### COLLECTED MATERIAL
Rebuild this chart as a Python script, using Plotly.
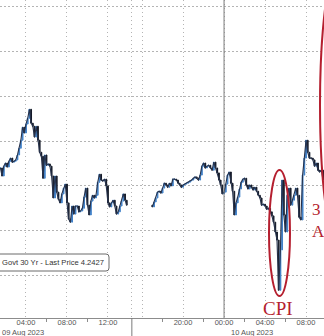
import plotly.graph_objects as go
import pandas as pd

# ---------------- data ----------------
# US 30Y yield, 10-minute closes
day1_start = "2023-08-09 01:30"
day1_close = [
    4.1540, 4.1522, 4.1544, 4.1551, 4.1542, 4.1555, 4.1562, 4.1553, 4.1555, 4.1558,
    4.1569, 4.1584, 4.1602, 4.1631, 4.1618, 4.1638, 4.1651, 4.1671, 4.1640, 4.1633,
    4.1609, 4.1633, 4.1602, 4.1575, 4.1566, 4.1517, 4.1569, 4.1546, 4.1549, 4.1544,
    4.1522, 4.1473, 4.1522, 4.1486, 4.1470, 4.1462, 4.1482, 4.1495, 4.1504, 4.1462,
    4.1426, 4.1419, 4.1455, 4.1437, 4.1455, 4.1455, 4.1442, 4.1444, 4.1450, 4.1475,
    4.1495, 4.1457, 4.1435, 4.1466, 4.1479, 4.1473, 4.1479, 4.1508, 4.1526, 4.1513,
    4.1511, 4.1515, 4.1500, 4.1462, 4.1453, 4.1462, 4.1468, 4.1455, 4.1437, 4.1442,
    4.1455, 4.1466, 4.1482, 4.1468, 4.1457,
]
day2_start = "2023-08-09 17:00"
day2_close = [
    4.1453, 4.1464, 4.1473, 4.1486, 4.1488, 4.1484, 4.1495, 4.1506, 4.1502, 4.1497,
    4.1506, 4.1500, 4.1515, 4.1515, 4.1513, 4.1506, 4.1502, 4.1497, 4.1502, 4.1504,
    4.1506, 4.1508, 4.1511, 4.1513, 4.1517, 4.1520, 4.1517, 4.1513, 4.1524, 4.1544,
    4.1551, 4.1540, 4.1544, 4.1546, 4.1540, 4.1535, 4.1553, 4.1540, 4.1529, 4.1513,
    4.1502, 4.1482, 4.1486, 4.1504, 4.1524, 4.1531, 4.1506, 4.1488, 4.1435, 4.1462,
    4.1475, 4.1493, 4.1508, 4.1515, 4.1517, 4.1502, 4.1493, 4.1502, 4.1497, 4.1491,
    4.1497, 4.1488, 4.1479, 4.1473, 4.1457, 4.1459, 4.1455, 4.1448, 4.1450, 4.1442,
    4.1433, 4.1419, 4.1397, 4.1379, 4.1267, 4.1357, 4.1513, 4.1435, 4.1397, 4.1479,
    4.1495, 4.1457, 4.1468, 4.1479, 4.1495, 4.1479, 4.1430, 4.1424, 4.1524, 4.1562,
    4.1602, 4.1575, 4.1562, 4.1562, 4.1558, 4.1544, 4.1551, 4.1535, 4.1531, 4.1535,
    4.1513,
]
tick_times = ["2023-08-09 04:00", "2023-08-09 08:00", "2023-08-09 12:00",
              "2023-08-09 15:00", "2023-08-09 16:00", "2023-08-09 20:00",
              "2023-08-10 00:00", "2023-08-10 04:00", "2023-08-10 08:00"]
tick_labels = ["04:00", "08:00", "12:00", "", "", "20:00", "00:00", "04:00", "08:00"]
minor_times = ["2023-08-09 06:00", "2023-08-09 10:00", "2023-08-09 18:00",
               "2023-08-09 22:00", "2023-08-10 02:00", "2023-08-10 06:00"]
date_labels = ["09 Aug 2023", "10 Aug 2023"]
legend_text = "Govt 30 Yr - Last Price 4.2427"
event_labels = ["CPI", "3<br>A"]

# ---------------- build ----------------
W, H, B = 324, 336, 18
PH = H - B


def px(x):
    return x / W


def py(y):
    return (PH - y) / PH


t1 = list(pd.date_range(day1_start, periods=len(day1_close), freq="10min"))
t2 = list(pd.date_range(day2_start, periods=len(day2_close), freq="10min"))
closes = day1_close + day2_close
times = t1 + t2
opens = [closes[0]] + closes[:-1]
highs = [max(o, c) for o, c in zip(opens, closes)]
lows = [min(o, c) for o, c in zip(opens, closes)]

fig = go.Figure()
for tt, cc in ((t1, day1_close), (t2, day2_close)):
    fig.add_trace(go.Scatter(x=tt, y=cc, mode="lines", hoverinfo="skip",
                             line=dict(color="#26324c", width=1.1)))
fig.add_trace(go.Candlestick(
    x=times, open=opens, high=highs, low=lows, close=closes,
    increasing=dict(line=dict(color="#3f80c8", width=1), fillcolor="#3f80c8"),
    decreasing=dict(line=dict(color="#141a28", width=1), fillcolor="#141a28"),
    whiskerwidth=0, hoverinfo="skip",
))

grid = "#b4b4b4"
fig.update_layout(
    width=W, height=H, margin=dict(l=0, r=0, t=0, b=B),
    paper_bgcolor="white", plot_bgcolor="white", showlegend=False,
    xaxis=dict(
        type="date",
        range=["2023-08-09 01:27:48", "2023-08-10 09:45:22"],
        rangebreaks=[dict(values=["2023-08-09 14:20:00"], dvalue=40 * 60 * 1000)],
        rangeslider=dict(visible=False),
        tickmode="array", tickvals=tick_times, ticktext=tick_labels,
        showgrid=True, gridcolor=grid, griddash="1.5px,2.5px", gridwidth=1,
        ticks="", showline=True, linecolor="#8c8c8c", linewidth=1,
        ticklabelstandoff=-3,
        tickfont=dict(family="Liberation Sans, Arial", size=7.5, color="#555"),
        minor=dict(tickvals=minor_times, ticks="outside", ticklen=3,
                   tickcolor="#8c8c8c", showgrid=False),
        zeroline=False,
    ),
    yaxis=dict(
        range=[4.1205, 4.1915], tick0=4.13, dtick=0.01,
        showticklabels=False, showgrid=True, gridcolor=grid,
        griddash="1.5px,2.5px", gridwidth=1, ticks="", zeroline=False,
        showline=False,
    ),
)

red = "#b51f2f"
shapes = [
    dict(type="line", xref="x", yref="paper", x0="2023-08-10 00:00", x1="2023-08-10 00:00",
         y0=0, y1=1, line=dict(color="#7a7a7a", width=1)),
    dict(type="line", xref="x", yref="paper", x0="2023-08-09 15:00", x1="2023-08-09 15:00",
         y0=0, y1=-B / PH, line=dict(color="#7a7a7a", width=1)),
    dict(type="circle", xref="paper", yref="paper", x0=px(269), x1=px(290),
         y0=py(296), y1=py(170), line=dict(color=red, width=2)),
    dict(type="circle", xref="paper", yref="paper", x0=px(320), x1=px(362),
         y0=py(253), y1=py(-43), line=dict(color=red, width=2)),
]
x0, x1, y0, y1, r = -20, 109, 254, 271, 3
path = (f"M {px(x0)},{py(y0)} L {px(x1 - r)},{py(y0)} Q {px(x1)},{py(y0)} {px(x1)},{py(y0 + r)} "
        f"L {px(x1)},{py(y1 - r)} Q {px(x1)},{py(y1)} {px(x1 - r)},{py(y1)} "
        f"L {px(x0)},{py(y1)} Z")
shapes.append(dict(type="path", xref="paper", yref="paper", path=path,
                   line=dict(color="#6a6a6a", width=1), fillcolor="white"))
fig.update_layout(shapes=shapes)

ann = [
    dict(text=legend_text, xref="paper", yref="paper", x=px(0), y=py(262.5),
         xanchor="left", yanchor="middle", showarrow=False,
         font=dict(family="Liberation Sans, Arial", size=7.6, color="#333")),
    dict(text=date_labels[0], xref="paper", yref="paper", x=px(0), y=py(332),
         xanchor="left", yanchor="middle", showarrow=False,
         font=dict(family="Liberation Sans, Arial", size=7.5, color="#555")),
    dict(text=date_labels[1], xref="paper", yref="paper", x=px(229), y=py(332),
         xanchor="left", yanchor="middle", showarrow=False,
         font=dict(family="Liberation Sans, Arial", size=7.5, color="#555")),
    dict(text=event_labels[0], xref="paper", yref="paper", x=px(278), y=py(308),
         xanchor="center", yanchor="middle", showarrow=False,
         font=dict(family="Liberation Serif, Times New Roman", size=19, color=red)),
    dict(text=event_labels[1], xref="paper", yref="paper", x=px(310), y=py(198),
         xanchor="left", yanchor="top", showarrow=False, align="left",
         font=dict(family="Liberation Serif, Times New Roman", size=17, color=red)),
]
fig.update_layout(annotations=ann)

fig.write_html("out.html")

### TASK STATEMENT
Repeat the lines of the listing above verbatim, beginning at its first line and ending at the line containing "import pandas as pd", which is included. Omit pictures.

### OUTPUT BELOW
Rebuild this chart as a Python script, using Plotly.
import plotly.graph_objects as go
import pandas as pd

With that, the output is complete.